Isso, segundo Zatz, muda totalmente o chamado aconselhamento genético realizado no Brasil, porque nem sempre uma mutação genética é realmente responsável por uma doença ou não.
“Se eu tivesse achado esta mutação em uma jovem, eu diria: ‘Olha, você tem um risco enorme de ter um câncer de mama. É melhor você tomar as precauções.’ Mas como a gente achou uma senhora que faleceu com 95 anos por outras causas e nunca teve câncer na vida, isso muda completamente como a gente interpreta as mutações.”
Este ramo do aconselhamento genético já beneficiou mais de 100 mil pessoas no Brasil, segundo Zatz. Isso sem contar as que ainda não nasceram.
“Hoje, com sequenciamento genômico, você pode fazer o diagnóstico com grande precisão. Você determina se existe risco para futuras crianças daquele casal, por exemplo. A gente oferece o teste para outras pessoas da família, se elas quiserem. E com isso, você previne o nascimento de novos afetados, principalmente em doenças graves, para as quais não há tratamento”, explica Zatz.
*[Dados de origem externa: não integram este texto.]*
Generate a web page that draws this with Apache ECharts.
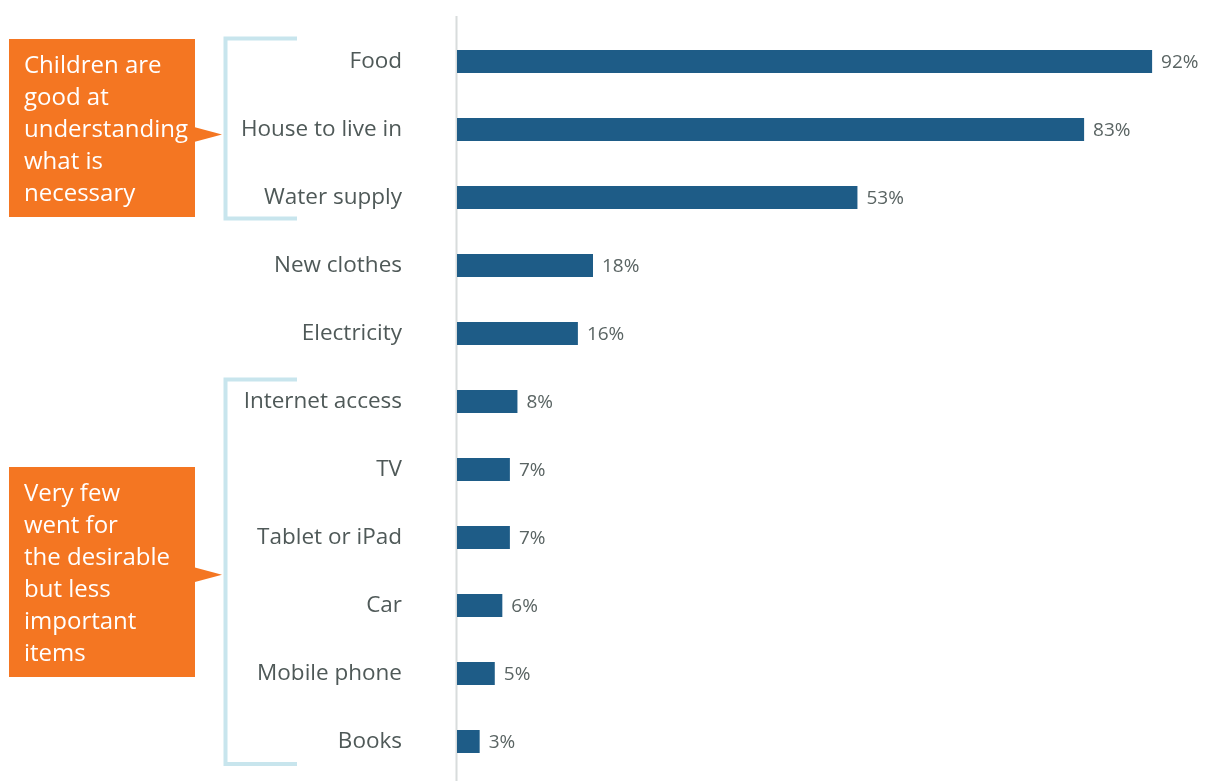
<!DOCTYPE html>
<html>
<head>
<meta charset="utf-8">
<script src="https://cdn.jsdelivr.net/npm/echarts@6/dist/echarts.min.js"></script>
<style>
  html, body { margin: 0; padding: 0; background: #ffffff; }
  #chart { width: 1205px; height: 781px; }
</style>
</head>
<body>
<div id="chart"></div>
<script>
// Items children picked as most important, share of respondents (%)
const categories = ['Food', 'House to live in', 'Water supply', 'New clothes', 'Electricity',
  'Internet access', 'TV', 'Tablet or iPad', 'Car', 'Mobile phone', 'Books'];
const shares = [92, 83, 53, 18, 16, 8, 7, 7, 6, 5, 3];

// Callout notes, each tied to a run of categories
const noteNecessary = 'Children are\ngood at\nunderstanding\nwhat is\nnecessary';
const noteDesirable = 'Very few\nwent for\nthe desirable\nbut less\nimportant\nitems';

const FONT = '"Open Sans", Lato, sans-serif';
const BAR = '#1e5c87';
const ORANGE = '#f47622';
const BRACKET = '#c8e5ed';

const chart = echarts.init(document.getElementById('chart'), null, { renderer: 'canvas' });

chart.setOption({
  animation: false,
  backgroundColor: '#ffffff',
  grid: { left: 457, top: 27.5, right: 0, height: 748 },
  xAxis: {
    type: 'value', min: 0, max: 99,
    show: false
  },
  yAxis: {
    type: 'category',
    data: categories,
    inverse: true,
    axisLine: { show: false },
    axisTick: { show: false },
    axisLabel: { margin: 55, color: '#4f5958', fontSize: 22.5, fontFamily: FONT,
      padding: [3, 0, 0, 0] }
  },
  series: [{
    type: 'bar',
    data: shares,
    barWidth: 23,
    itemStyle: { color: BAR },
    label: {
      show: true, position: 'right', distance: 9, offset: [0, 1.5],
      formatter: p => p.value + '%',
      color: '#5a6463', fontSize: 19, fontFamily: FONT
    }
  }]
});

// Annotations placed relative to the category bands
function yOf(name) { return chart.convertToPixel({ yAxisIndex: 0 }, name); }

function bracket(topY, botY) {
  return {
    type: 'polyline',
    shape: { points: [[297, topY], [225.5, topY], [225.5, botY], [297, botY]] },
    style: { stroke: BRACKET, lineWidth: 4, fill: null },
    z: 10
  };
}
function callout(boxTop, boxBottom, tipY, text) {
  return [
    { type: 'rect', shape: { x: 9, y: boxTop, width: 186, height: boxBottom - boxTop },
      style: { fill: ORANGE }, z: 10 },
    { type: 'polygon', shape: { points: [[194, tipY - 7.5], [222, tipY], [194, tipY + 7.5]] },
      style: { fill: ORANGE }, z: 10 },
    { type: 'text', x: 24, y: boxTop + 11, z: 11,
      style: { text: text, fill: '#ffffff', font: '24px ' + FONT, lineHeight: 32,
        align: 'left', verticalAlign: 'top' } }
  ];
}

const top1 = yOf('Food') - 23, bot1 = yOf('Water supply') + 21;
const top2 = yOf('Internet access') - 22, bot2 = yOf('Books') + 22.5;

chart.setOption({
  graphic: [
    { type: 'line', shape: { x1: 456.5, y1: 16, x2: 456.5, y2: 781 },
      style: { stroke: '#d8dcdc', lineWidth: 2 }, z: 1 },
    bracket(top1, bot1),
    bracket(top2, bot2),
    ...callout(39, 217, (top1 + bot1) / 2 + 6, noteNecessary),
    ...callout(467, 677, (top2 + bot2) / 2 + 3, noteDesirable)
  ]
});
</script>
</body>
</html>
Ela afirma que a expressão aconselhamento genético é uma tradução imprecisa da expressão em inglês genetic counseling, porque o processo é uma orientação.
“A gente não aconselha porque a decisão do que fazer com aquela informação é do casal. Se a gente chega para o casal e diz: ‘Vocês têm alto risco de ter filhos com o mesmo problema’, eles querem esta informação, e podem lidar com esta informação da forma como acharem melhor.”